Der Monte Verità ist ein Berg für Freigeister
Ascona (dpa/tmn) - „Sie müssen wissen, hier oben ist alles ein bisschen geistig“, hatte Fremdenführerin Carolina Peter beim Weg auf den Monte Verità gesagt.
Vogelgezwitscher, ein weiter Blick über den Lago Maggiore und üppiges Grün aus Palmen, Laub- und Nadelbäumen erwarten den Besucher auf dem Plateau oberhalb des mondänen Tessiner Urlaubsortes Ascona. Die Stille wird nur für einen kurzen Moment unterbrochen, als gut zwei Dutzend in verschiedenen Sprachen miteinander plaudernde Wissenschaftler von einem Tagungsraum im Hotel „Monte Verità“ über die Terrasse ins benachbarte Restaurant strömen.
Andere Gäste sind an diesem Tag rar. Doch auch wenn mehr da wären, sie würden den bärtigen Mann in weißem Hemd und Krawatte wohl kaum stören, der auf einer Lichtung auf der Anhöhe neben den Gebäuden mit Keulen jongliert. „Der wohnt hier“, sagt Lorenzo Sonognini, Direktor der Fondazione Monte Verità. „Und seinen Raben hat er auch immer dabei.“ Der Vogel sitzt in geringer Entfernung zu dem Jongleur angeleint auf einer kleinen Mauer und schaut sich um. Der Hügel scheint ein guter Platz zu sein, um sich fernab aller Hektik zu konzentrieren und nachzudenken. Er gilt als „Kraftort“, weil er genau auf der Spalte liegt, die Europa geologisch von Afrika trennt.

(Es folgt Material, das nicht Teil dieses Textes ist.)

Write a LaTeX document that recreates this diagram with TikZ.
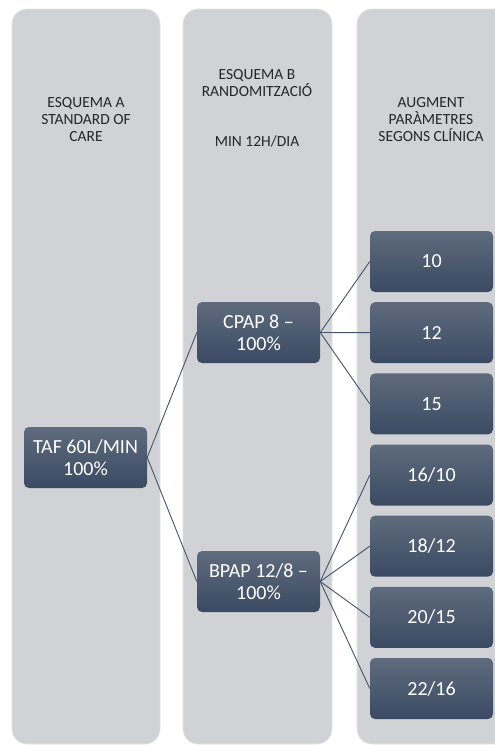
\documentclass[tikz,border=0pt]{standalone}
\usepackage{fontspec}
\setmainfont{Carlito}
\usepackage{tikz}
\definecolor{lanefill}{HTML}{D0D2D6}
\definecolor{boxtop}{HTML}{5F6B7D}
\definecolor{boxbot}{HTML}{3B4A63}
\definecolor{linkcol}{HTML}{44546A}
\tikzset{
  lane/.style={fill=lanefill,draw=lanefill!60!white,line width=0.6pt,rounded corners=15pt},
  head/.style={align=center,text=black!85,font=\fontsize{15.5}{17}\selectfont},
  stage/.style={rectangle,rounded corners=5pt,top color=boxtop,bottom color=boxbot,text=white,
    minimum width=123pt,minimum height=61pt,inner sep=0pt,align=center,font=\fontsize{20}{22.5}\selectfont},
  link/.style={draw=linkcol,line width=0.9pt},
}

\begin{document}
\begin{tikzpicture}[x=1pt,y=-1pt]

  \clip (0,0) rectangle (495,745);
  \fill[white] (0,0) rectangle (495,745);
  % lanes
  \foreach \xa/\xb in {12/160, 183/332, 357/520}
    \draw[lane] (\xa,9) rectangle (\xb,744);
  % lane headers
  \node[head] (headA) at (86,120) {ESQUEMA A\\STANDARD OF\\CARE};
  \node[head] (headB) at (257,108) {ESQUEMA B\\RANDOMITZACIÓ\\[33pt]MIN 12H/DIA};
  \node[head] (headC) at (431,120) {AUGMENT\\PARÀMETRES\\SEGONS CLÍNICA};
  % standard of care and randomised arms
  \node[stage] (taf) at (85.5,457.5) {TAF 60L/MIN\\100\%};
  \node[stage] (cpap) at (258.5,332.5) {CPAP 8 –\\100\%};
  \node[stage] (bpap) at (258.5,581.5) {BPAP 12/8 –\\100\%};
  % parameter steps
  \foreach \n/\t [count=\i from 0] in {c10/10, c12/12, c15/15, b16/{16/10}, b18/{18/12}, b20/{20/15}, b22/{22/16}}
    \node[stage] (\n) at (431.5,{261.5+71.17*\i}) {\t};
  % links
  \draw[link] (taf.east) -- (cpap.west);
  \draw[link] (taf.east) -- (bpap.west);
  \foreach \n in {c10,c12,c15}
    \draw[link] (cpap.east) -- (\n.west);
  \foreach \n in {b16,b18,b20,b22}
    \draw[link] (bpap.east) -- (\n.west);
\end{tikzpicture}
\end{document}
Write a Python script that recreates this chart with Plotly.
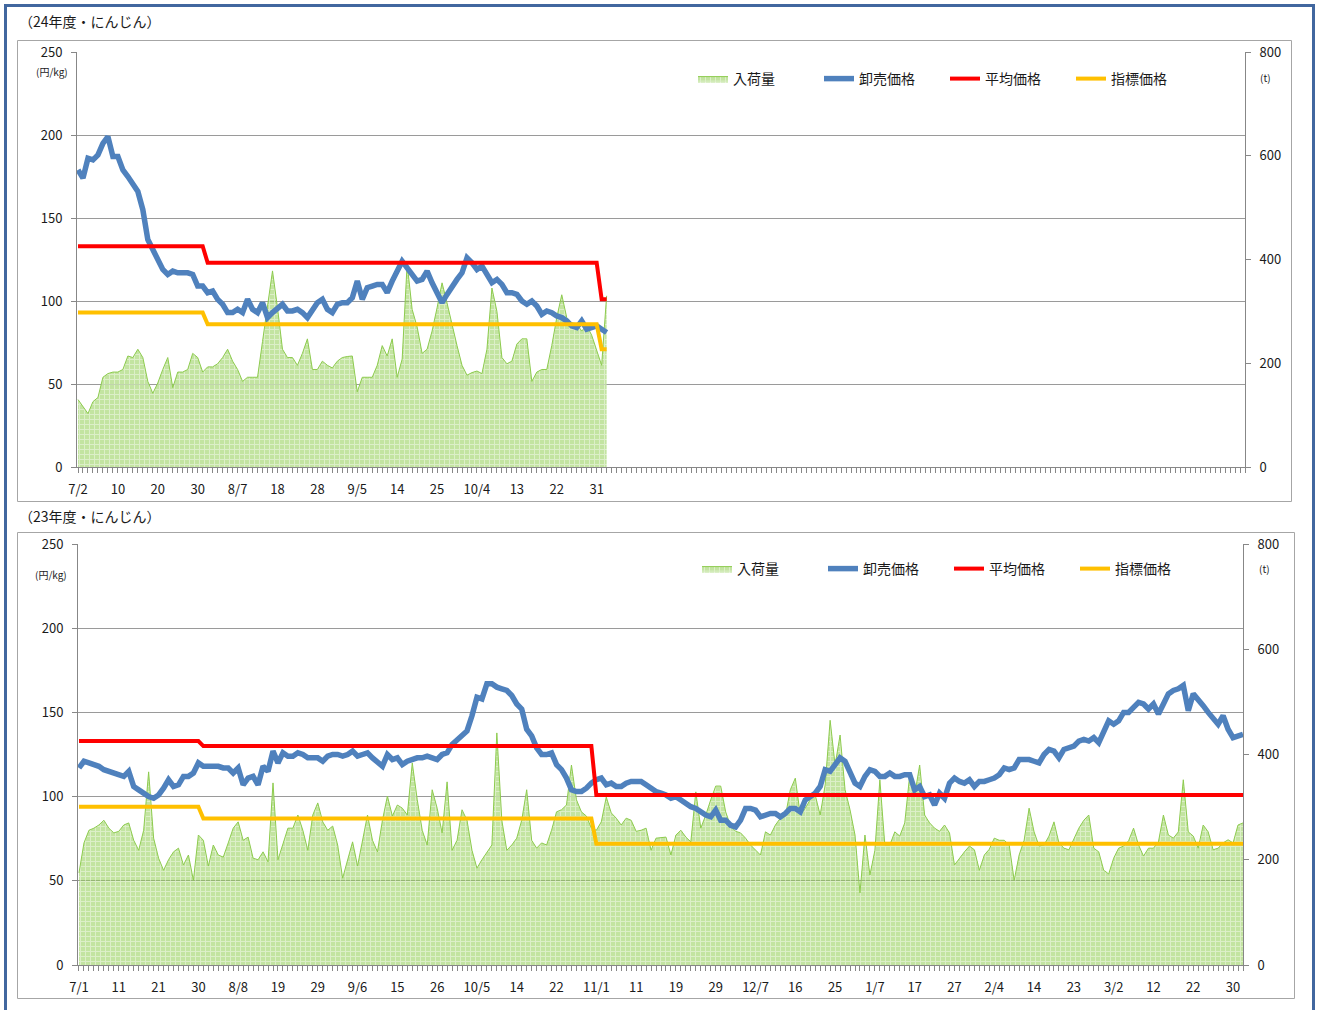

Der Begründer des modernen Tanzes, Rudolf von Laban, und die Wegbereiterin des modernen Ausdruckstanzes, die Amerikanerin Isadora Duncan, waren nur einige der prominenten Gäste, die in den frühen Jahren des 20. Jahrhunderts auf dem Berg zu Besuch waren. Getanzt wurde in der Regel nackt. Die Bewohner waren Anhänger der sogenannten Lebensreform. Freies Denken, freie Liebe und Nudismus waren wichtige Bestandteile ihrer Ideenwelt.